### OBJECTIVE
Make an exact copy of the lines, leaving the pictures out.
>> Start
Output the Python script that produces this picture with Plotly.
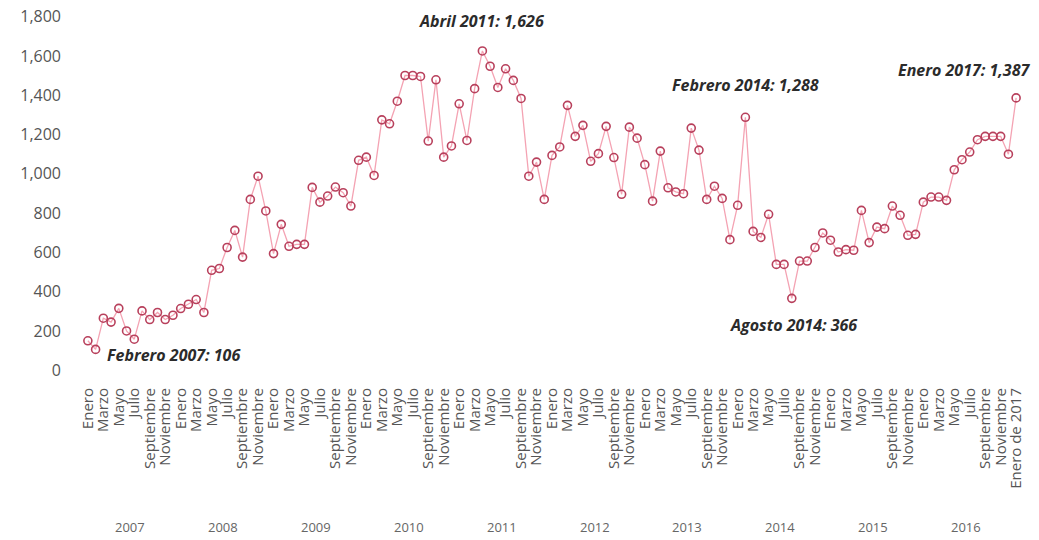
import plotly.graph_objects as go

years = [2007, 2008, 2009, 2010, 2011, 2012, 2013, 2014, 2015, 2016]
month_names = ["Enero", "Febrero", "Marzo", "Abril", "Mayo", "Junio", "Julio",
               "Agosto", "Septiembre", "Octubre", "Noviembre", "Diciembre"]

v2007 = [150, 106, 265, 245, 315, 200, 158, 302, 258, 294, 258, 280]
v2008 = [314, 336, 360, 294, 509, 518, 625, 712, 576, 870, 988, 811]
v2009 = [594, 743, 631, 641, 641, 931, 856, 887, 933, 904, 836, 1069]
v2010 = [1085, 992, 1275, 1255, 1370, 1501, 1501, 1496, 1167, 1479, 1085, 1142]
v2011 = [1357, 1170, 1434, 1626, 1548, 1440, 1535, 1476, 1384, 988, 1060, 870]
v2012 = [1094, 1137, 1349, 1191, 1247, 1064, 1103, 1242, 1083, 896, 1238, 1182]
v2013 = [1047, 861, 1116, 929, 908, 899, 1233, 1121, 870, 937, 875, 665]
v2014 = [840, 1288, 707, 676, 794, 539, 539, 366, 556, 556, 625, 699]
v2015 = [662, 602, 614, 611, 814, 650, 729, 721, 836, 789, 687, 692]
v2016 = [856, 882, 882, 865, 1021, 1072, 1111, 1174, 1191, 1191, 1191, 1100]
v2017 = [1387]

values = v2007 + v2008 + v2009 + v2010 + v2011 + v2012 + v2013 + v2014 + v2015 + v2016 + v2017
labels = [m + " " + str(y) for y in years for m in month_names] + ["Enero 2017"]
x = list(range(len(values)))

tick_idx = list(range(0, len(values), 2))
tick_text = [month_names[i % 12] for i in tick_idx]
tick_text[-1] = "Enero de 2017"

y_ticks = [0, 200, 400, 600, 800, 1000, 1200, 1400, 1600, 1800]

highlights = [
    ("Febrero 2007", 1, "left", "middle", 9, -6),
    ("Abril 2011", 51, "center", "bottom", 0, 17),
    ("Febrero 2014", 85, "center", "bottom", 0, 19),
    ("Agosto 2014", 91, "center", "top", 2, -14),
    ("Enero 2017", 120, "right", "bottom", 16, 15),
]

fig = go.Figure()
fig.add_trace(go.Scatter(
    x=x, y=values, mode="lines+markers", text=labels,
    line=dict(color="#f4a3b3", width=1.3),
    marker=dict(symbol="circle-open", size=8, color="#b8405c", line=dict(width=1.6)),
    cliponaxis=False,
    hovertemplate="%{text}: %{y:,}<extra></extra>",
))

annotations = []
for name, idx, xa, ya, xs, ys in highlights:
    annotations.append(dict(
        x=idx, y=values[idx], xref="x", yref="y",
        text="<b><i>%s: %s</i></b>" % (name, format(values[idx], ",")),
        showarrow=False, xanchor=xa, yanchor=ya, xshift=xs, yshift=ys,
        font=dict(family="Open Sans", size=16, color="#2b2b2b"),
    ))
for k, yr in enumerate(years):
    annotations.append(dict(
        x=12 * k + 5.5, y=-0.384, xref="x", yref="paper",
        text=str(yr), showarrow=False, xanchor="center", yanchor="middle",
        font=dict(family="Open Sans", size=13, color="#666666"),
    ))

fig.update_layout(
    width=1039, height=540,
    margin=dict(l=84, r=18.5, t=4.5, b=158),
    paper_bgcolor="white", plot_bgcolor="white",
    showlegend=False,
    annotations=annotations,
    xaxis=dict(
        range=[-0.5, 120.5], tickmode="array", tickvals=tick_idx, ticktext=tick_text,
        tickangle=-90, showgrid=False, zeroline=False, showline=False,
        tickfont=dict(family="Open Sans", size=15, color="#555555"),
        ticks="", ticklabelstandoff=2,
    ),
    yaxis=dict(
        range=[-60, 1860], tickmode="array", tickvals=y_ticks,
        tickformat=",", showgrid=False, zeroline=False, showline=False,
        tickfont=dict(family="Open Sans", size=16, color="#555555"),
        ticks="", ticklabelstandoff=22, ticklabeloverflow="allow",
    ),
)

fig.write_html(
    "out.html",
    config={"displayModeBar": False},
    post_script="document.body.style.margin='0';document.body.style.padding='0';",
)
>> End
### TASK RESULT
Output the Python script that produces this picture with Plotly.
import plotly.graph_objects as go

years = [2007, 2008, 2009, 2010, 2011, 2012, 2013, 2014, 2015, 2016]
month_names = ["Enero", "Febrero", "Marzo", "Abril", "Mayo", "Junio", "Julio",
               "Agosto", "Septiembre", "Octubre", "Noviembre", "Diciembre"]

v2007 = [150, 106, 265, 245, 315, 200, 158, 302, 258, 294, 258, 280]
v2008 = [314, 336, 360, 294, 509, 518, 625, 712, 576, 870, 988, 811]
v2009 = [594, 743, 631, 641, 641, 931, 856, 887, 933, 904, 836, 1069]
v2010 = [1085, 992, 1275, 1255, 1370, 1501, 1501, 1496, 1167, 1479, 1085, 1142]
v2011 = [1357, 1170, 1434, 1626, 1548, 1440, 1535, 1476, 1384, 988, 1060, 870]
v2012 = [1094, 1137, 1349, 1191, 1247, 1064, 1103, 1242, 1083, 896, 1238, 1182]
v2013 = [1047, 861, 1116, 929, 908, 899, 1233, 1121, 870, 937, 875, 665]
v2014 = [840, 1288, 707, 676, 794, 539, 539, 366, 556, 556, 625, 699]
v2015 = [662, 602, 614, 611, 814, 650, 729, 721, 836, 789, 687, 692]
v2016 = [856, 882, 882, 865, 1021, 1072, 1111, 1174, 1191, 1191, 1191, 1100]
v2017 = [1387]

values = v2007 + v2008 + v2009 + v2010 + v2011 + v2012 + v2013 + v2014 + v2015 + v2016 + v2017
labels = [m + " " + str(y) for y in years for m in month_names] + ["Enero 2017"]
x = list(range(len(values)))

tick_idx = list(range(0, len(values), 2))
tick_text = [month_names[i % 12] for i in tick_idx]
tick_text[-1] = "Enero de 2017"

y_ticks = [0, 200, 400, 600, 800, 1000, 1200, 1400, 1600, 1800]

highlights = [
    ("Febrero 2007", 1, "left", "middle", 9, -6),
    ("Abril 2011", 51, "center", "bottom", 0, 17),
    ("Febrero 2014", 85, "center", "bottom", 0, 19),
    ("Agosto 2014", 91, "center", "top", 2, -14),
    ("Enero 2017", 120, "right", "bottom", 16, 15),
]

fig = go.Figure()
fig.add_trace(go.Scatter(
    x=x, y=values, mode="lines+markers", text=labels,
    line=dict(color="#f4a3b3", width=1.3),
    marker=dict(symbol="circle-open", size=8, color="#b8405c", line=dict(width=1.6)),
    cliponaxis=False,
    hovertemplate="%{text}: %{y:,}<extra></extra>",
))

annotations = []
for name, idx, xa, ya, xs, ys in highlights:
    annotations.append(dict(
        x=idx, y=values[idx], xref="x", yref="y",
        text="<b><i>%s: %s</i></b>" % (name, format(values[idx], ",")),
        showarrow=False, xanchor=xa, yanchor=ya, xshift=xs, yshift=ys,
        font=dict(family="Open Sans", size=16, color="#2b2b2b"),
    ))
for k, yr in enumerate(years):
    annotations.append(dict(
        x=12 * k + 5.5, y=-0.384, xref="x", yref="paper",
        text=str(yr), showarrow=False, xanchor="center", yanchor="middle",
        font=dict(family="Open Sans", size=13, color="#666666"),
    ))

fig.update_layout(
    width=1039, height=540,
    margin=dict(l=84, r=18.5, t=4.5, b=158),
    paper_bgcolor="white", plot_bgcolor="white",
    showlegend=False,
    annotations=annotations,
    xaxis=dict(
        range=[-0.5, 120.5], tickmode="array", tickvals=tick_idx, ticktext=tick_text,
        tickangle=-90, showgrid=False, zeroline=False, showline=False,
        tickfont=dict(family="Open Sans", size=15, color="#555555"),
        ticks="", ticklabelstandoff=2,
    ),
    yaxis=dict(
        range=[-60, 1860], tickmode="array", tickvals=y_ticks,
        tickformat=",", showgrid=False, zeroline=False, showline=False,
        tickfont=dict(family="Open Sans", size=16, color="#555555"),
        ticks="", ticklabelstandoff=22, ticklabeloverflow="allow",
    ),
)

fig.write_html(
    "out.html",
    config={"displayModeBar": False},
    post_script="document.body.style.margin='0';document.body.style.padding='0';",
)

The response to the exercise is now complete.